Niall Lynam’s painting practice focuses on the deconstruction of the portrait genre. They are virtual portraits, faces of non-existent persons. Lynam works directly against the most commonly valued aspect of the genre; (must a portrait only represent an existing face?) in order to provoke a sociological analysis of what portraiture is.With no identity, there is no prejudice or pre conceived bias towards the subject/painting. It is a more democratic, socially based mode of representation; merely examples of a type of portraiture. In these twin portraits Lynam explores two concepts; eugenics and gender. With his brush the artist is in complete control of the occurrence of desirable heritable characteristics.
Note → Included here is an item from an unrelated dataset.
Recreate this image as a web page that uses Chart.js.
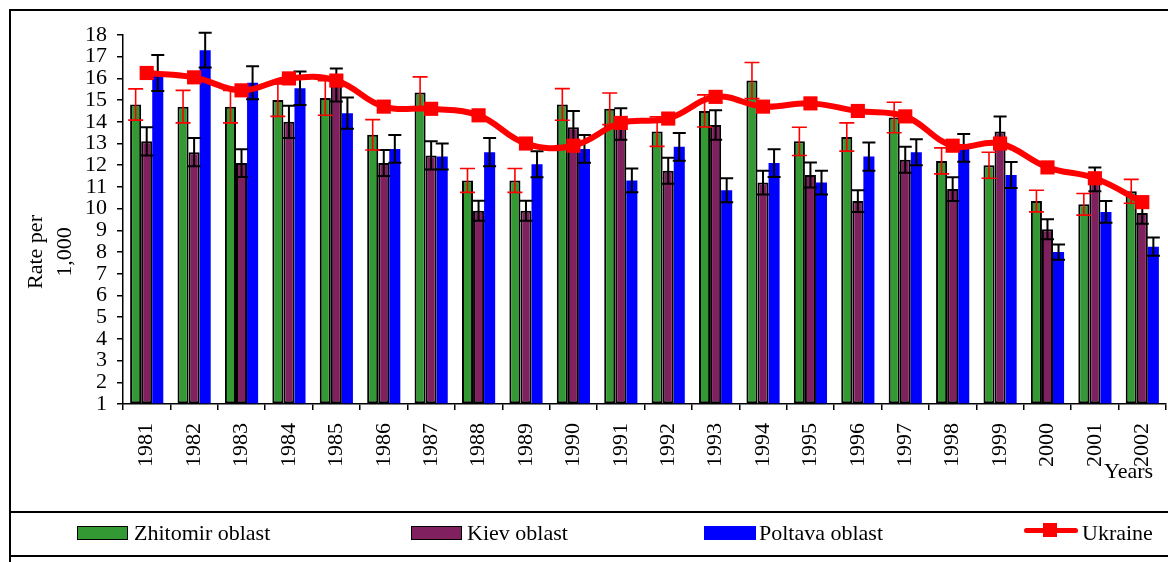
<!DOCTYPE html>
<html>
<head>
<meta charset="utf-8">
<script src="https://cdn.jsdelivr.net/npm/chart.js@4"></script>
<style>
  body { margin: 0; background: #fff; }
  #wrap { position: relative; width: 1168px; height: 562px; overflow: hidden; font-family: "Liberation Serif", "Times New Roman", serif; }
  #grafica { position: absolute; left: 0; top: 0; }
  .linea { position: absolute; background: #000; }
  .caja { position: absolute; box-sizing: border-box; }
  .txt { position: absolute; font-size: 22px; line-height: 26px; color: #000; white-space: nowrap; }
  .rot { position: absolute; font-size: 22px; color: #000; white-space: nowrap; transform: translate(-50%, -50%) rotate(-90deg); }
</style>
</head>
<body>
<div id="wrap">
  <canvas id="grafica" width="1168" height="562"></canvas>

  <!-- marco -->
  <div class="linea" style="left:9px;top:9px;width:1159px;height:2px;"></div>
  <div class="linea" style="left:9px;top:9px;width:2px;height:553px;"></div>
  <div class="linea" style="left:9px;top:511px;width:1159px;height:2px;"></div>
  <div class="linea" style="left:9px;top:555px;width:1159px;height:2px;"></div>

  <!-- titulo eje y -->
  <div class="rot" style="left:35px;top:252px;">Rate per</div>
  <div class="rot" style="left:64px;top:252px;">1,000</div>
  <div class="txt" style="left:1104px;top:458px;">Years</div>

  <!-- leyenda -->
  <div class="caja" style="left:77px;top:526px;width:51px;height:14px;background:#339933;border:1.5px solid #000;"></div>
  <div class="txt" style="left:134px;top:520px;">Zhitomir oblast</div>
  <div class="caja" style="left:411px;top:526px;width:51px;height:14px;background:#80205f;border:1.5px solid #000;"></div>
  <div class="txt" style="left:467px;top:520px;">Kiev oblast</div>
  <div class="caja" style="left:704px;top:526px;width:52px;height:14px;background:#0000ff;"></div>
  <div class="txt" style="left:759px;top:520px;">Poltava oblast</div>
  <div class="caja" style="left:1024px;top:528px;width:54px;height:5px;background:#ff0000;border-radius:3px;"></div>
  <div class="caja" style="left:1043px;top:523px;width:14px;height:14px;background:#ff0000;"></div>
  <div class="txt" style="left:1082px;top:520px;">Ukraine</div>
</div>

<script>
// categorias y datos
var years = ["1981","1982","1983","1984","1985","1986","1987","1988","1989","1990","1991",
             "1992","1993","1994","1995","1996","1997","1998","1999","2000","2001","2002"];

var zhitomir = [14.8,14.7,14.7,15.0,15.1,13.4,15.35,11.3,11.3,14.8,14.6,13.55,14.5,15.9,13.1,13.3,14.2,12.2,12.0,10.35,10.2,10.8];
var kiev     = [13.1,12.6,12.1,14.0,15.7,12.1,12.45,9.9,9.9,13.75,13.9,11.75,13.85,11.2,11.55,10.35,12.25,10.9,13.55,9.05,11.35,9.8];
var poltava  = [16.25,17.3,15.8,15.55,14.4,12.75,12.4,12.6,12.05,12.75,11.3,12.85,10.85,12.1,11.2,12.4,12.6,12.8,11.55,8.0,9.85,8.25];
var ukraine  = [16.25,16.05,15.45,16.0,15.9,14.7,14.6,14.3,13.0,12.9,13.95,14.15,15.15,14.7,14.85,14.5,14.25,12.9,13.0,11.9,11.4,10.3];

// errores (+/-)
var errZhitomir = [0.72,0.75,0.75,0.75,0.8,0.7,0.72,0.55,0.55,0.73,0.73,0.68,0.74,0.83,0.65,0.65,0.7,0.6,0.6,0.5,0.5,0.55];
var errKiev     = [0.65,0.65,0.64,0.74,0.76,0.6,0.65,0.46,0.46,0.75,0.73,0.6,0.68,0.55,0.58,0.5,0.6,0.55,0.7,0.46,0.55,0.5];
var errPoltava  = [0.83,0.8,0.76,0.77,0.72,0.64,0.6,0.65,0.6,0.64,0.55,0.64,0.55,0.64,0.55,0.65,0.6,0.64,0.6,0.35,0.5,0.42];

// barras de error, se dibujan despues de cada dataset de barras (antes de la linea)
var barrasError = {
  id: 'barrasError',
  afterDatasetDraw: function(chart, args){
    var ds = chart.data.datasets[args.index];
    if(!ds.errores) return;
    var ctx = chart.ctx;
    var escala = chart.scales.y;
    ctx.save();
    ctx.strokeStyle = ds.colorError;
    ctx.lineWidth = ds.anchoError;
    args.meta.data.forEach(function(barra, i){
      var v = ds.data[i], e = ds.errores[i];
      var arriba = escala.getPixelForValue(v + e);
      var abajo = escala.getPixelForValue(v - e);
      var x = barra.x, c = ds.capError;
      ctx.beginPath();
      ctx.moveTo(x, arriba); ctx.lineTo(x, abajo);
      ctx.moveTo(x - c, arriba); ctx.lineTo(x + c, arriba);
      ctx.moveTo(x - c, abajo); ctx.lineTo(x + c, abajo);
      ctx.stroke();
    });
    ctx.restore();
  }
};

var fuente = { family: "'Liberation Serif', 'Times New Roman', serif", size: 22 };

var contenedor = document.getElementById('grafica').getContext('2d');
var grafica = new Chart(contenedor, {
  type: 'bar',
  data: {
    labels: years,
    datasets: [
      {
        type: 'line',
        label: 'Ukraine',
        data: ukraine,
        order: 0,
        borderColor: '#ff0000',
        backgroundColor: '#ff0000',
        borderWidth: 6,
        tension: 0.4,
        pointStyle: 'rect',
        pointRadius: 10,
        pointBorderWidth: 0,
        pointBackgroundColor: '#ff0000'
      },
      {
        label: 'Zhitomir oblast',
        data: zhitomir,
        order: 1,
        base: 1,
        backgroundColor: '#339933',
        borderColor: '#000',
        borderWidth: 2,
        borderSkipped: false,
        errores: errZhitomir, colorError: '#ff0000', anchoError: 1.6, capError: 7.5
      },
      {
        label: 'Kiev oblast',
        data: kiev,
        order: 1,
        base: 1,
        backgroundColor: '#80205f',
        borderColor: '#000',
        borderWidth: 2,
        borderSkipped: false,
        errores: errKiev, colorError: '#000', anchoError: 2, capError: 6.5
      },
      {
        label: 'Poltava oblast',
        data: poltava,
        order: 1,
        base: 1,
        backgroundColor: '#0000ff',
        borderWidth: 0,
        errores: errPoltava, colorError: '#000', anchoError: 2, capError: 6.5
      }
    ]
  },
  options: {
    responsive: false,
    devicePixelRatio: 1,
    animation: false,
    layout: { autoPadding: false, padding: { left: 0, top: 35, right: 2, bottom: 0 } },
    datasets: { bar: { categoryPercentage: 0.7, barPercentage: 1.0 } },
    plugins: { legend: { display: false }, tooltip: { enabled: false } },
    scales: {
      x: {
        grid: { drawOnChartArea: false, color: '#000', lineWidth: 1.5, tickLength: 6 },
        border: { color: '#000', width: 1.5 },
        ticks: { color: '#000', font: fuente, minRotation: 90, maxRotation: 90, autoSkip: false, padding: 13 },
        afterFit: function(s){ s.height = 158; s.paddingLeft = 0; s.paddingRight = 0; }
      },
      y: {
        min: 1,
        max: 18,
        grid: { drawOnChartArea: false, color: '#000', lineWidth: 1.5, tickLength: 6 },
        border: { color: '#000', width: 1.5 },
        ticks: { color: '#000', font: fuente, stepSize: 1, autoSkip: false, padding: 10 },
        afterFit: function(s){ s.width = 123; s.paddingTop = 0; s.paddingBottom = 0; }
      }
    }
  },
  plugins: [barrasError]
});
</script>
</body>
</html>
Karen’s artwork attempts to make visible abandoned, mainly domestic, dwellings, as well as their forgotten objects, that remain untouched in the Irish landscape. Structures once filled with warmth and life are now seen wasting away and slowly becoming reclaimed by nature. Fragmentation is a vital element within her work with such images composed of remnants of something that once was. Within such fragments an image is created that observes loss. An absence and presence occurs simultaneously through the stillness of her oil painting compositions which reflect on the lack of human presence yet still provide the stuff of life that suggest a human interaction that once existed. Recognisable objects bring forth hidden histories and therefore lead to improvised narratives.
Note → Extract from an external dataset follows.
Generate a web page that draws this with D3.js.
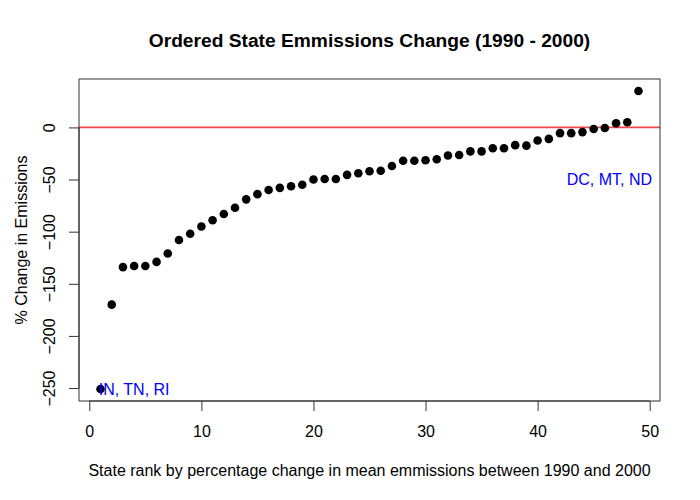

Equus Caballus II : Through a sustained study and exploration of the horse anatomy in the context of contemporary art, the artist explores traditional drawing and mark making techniques. This series is following on from the previous Equus Caballus using just a white pencil on black paper, where as now the artist is limiting her materials to a blade on scratch board. The artist often chooses to limit her materials to test her abilities through a subject matter that has been previously explored throughout art history.
Precise attention is given to details and fragments of the horse’s form through a play between light and shadow, while also adding the component of negative space. The small scale of the artwork allows the viewer to connect with each piece individually or as a whole. The artist’s main aims are to seek a productive relationship between the physicality of the work and the drawing process, as well as focusing on the technical execution of each individual piece.
Sean O Rourke
Sean O’Rourke graduated from NCAD in 2016 with a BA Hons in fine art painting. In 2016 he was awarded NUI Art and Design Prize for his “Crucifixion” triptych, the painting was created to commemorate the demolition of Dolphin House flat complex. In transforming relics of the building into art, he brings attention to what once existed. Sean has lived in Dublin’s south inner city since he was born in 1994. This is where he has drawn his inspiration from, using what interests him aesthetically about Dublin’s economically deprived inner city. Mostly painting on reclaimed objects, like rusted metal sheets once used to board up the windows of derelict flat complexes, using the plates to paint everyday scenes from a working class environment. The plates give a realistic look into the rough distressed elements Sean finds intriguing, as well as giving a representation of the area that the plates come from in the form of a painting. By removing the plates from their original context and placing them into the context of a gallery space, it allows them to be primarily viewed in an aesthetic.